Thursday, September 27, 2012

Modern-day foot binding

The added inches. The multi-million dollar American industry. The sensuous curve of a woman's calf, flexed ever-so-"naturally" by the boost of a high heel.

It's no secret that the high heel was invented by a man. But not for any of the reasons above-stated.

Any American woman who has any real grounding on the planet Earth knows that high heels are impractical, nonsensical- and just plain uncomfortable. They serve no obvious purpose other than to sexualize women, which they indeed do, but as a mere side-effect. They define the little-known muscles in most women's legs, wherein it was discovered that adding a few inches of artificial boost to a woman's heel could strenuously carve out some otherwise forgotten musculature. That's what they want you to think.

I am here to contend that modern men invented the high heel as a contemporary form of ancient Chinese foot binding.
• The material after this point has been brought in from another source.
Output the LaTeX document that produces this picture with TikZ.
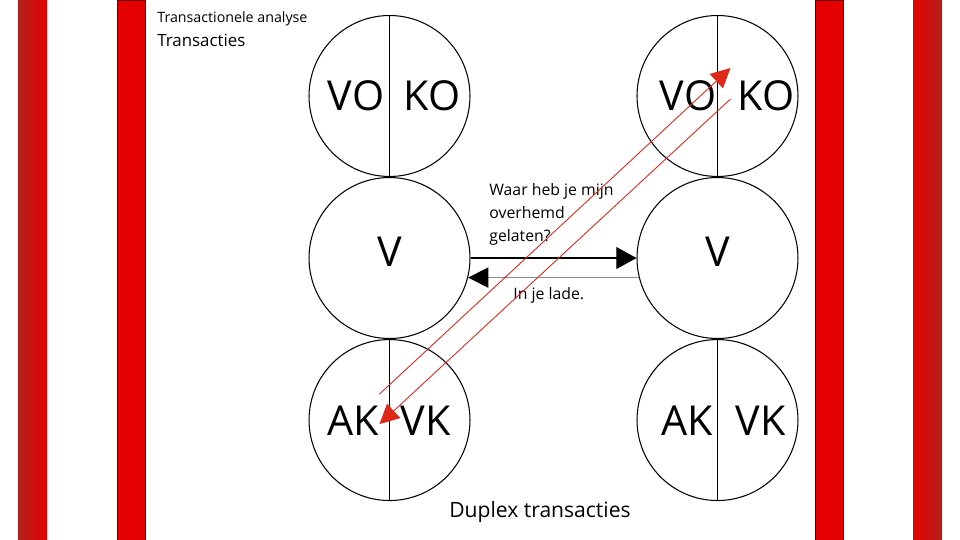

Foot binding, for those who are unfamiliar, was a Chinese practice that emerged during the Song dynasty, but spread to as late as the early 20th century in aristocratic China. It was achieved by breaking the feet of the eldest daughter in an aristocratic family and wrapping them tightly in order to take off inches of the foot's length and reform the healed bones into tiny stumps. A barbaric procedure, foot binding would be considered a violation of human rights in today's society.

But how different, at its barest bones, is wearing stilettos from foot binding?

High heels were invented by men to immobilize women, both literally and figuratively. Foot binding, in its ancient form, was a practice meant to keep aristocratic young women "dainty" and enslave them to be  future keepers of the home- it was what rich men wanted. Those women who did not have their feet bound were lower class and worked in the fields next to their husbands- a position of equality, albeit in destitution.

Let's examine the practicality of high heels. How fast can you walk in high heels? Is it even possible to run in them? How seamlessly can you move with six-inch, skinny, artificial inches between your achilles tendon and the earth beneath? Even the most experienced high heel-wearers among us will tell you: "Not very." The logic is simple: high heels were designed by men to immobilize the modern woman from straying too far from the home and and climbing the career/social ladder autonomously.

Think back to the early 20th century. High heels were not commonplace. Sure, there were some June Cleavers out there who wore heels (and pearls) when they did the laundry and cooked their husband's dinner. But June Cleaver's heels were about 1.5 inches high- not nearly the stiletto standard we all must adhere to in recent decades.

The advent of the feminist revolution in the mid-twentieth strangely coincided with a new invention: the ridiculously high, high heel.

That's right, folks- men feared the emerging power of women in American society and, being leaders in the fashion industry, sexualized ridiculous footwear from the top down- high heels became the standard of femininity and sexiness.

High heels have since enveloped the fashion industry, trickled down to the masses, and have become widely regarded as the standard of "sexiness" to all men, and foot-bound women, in the U.S. of A.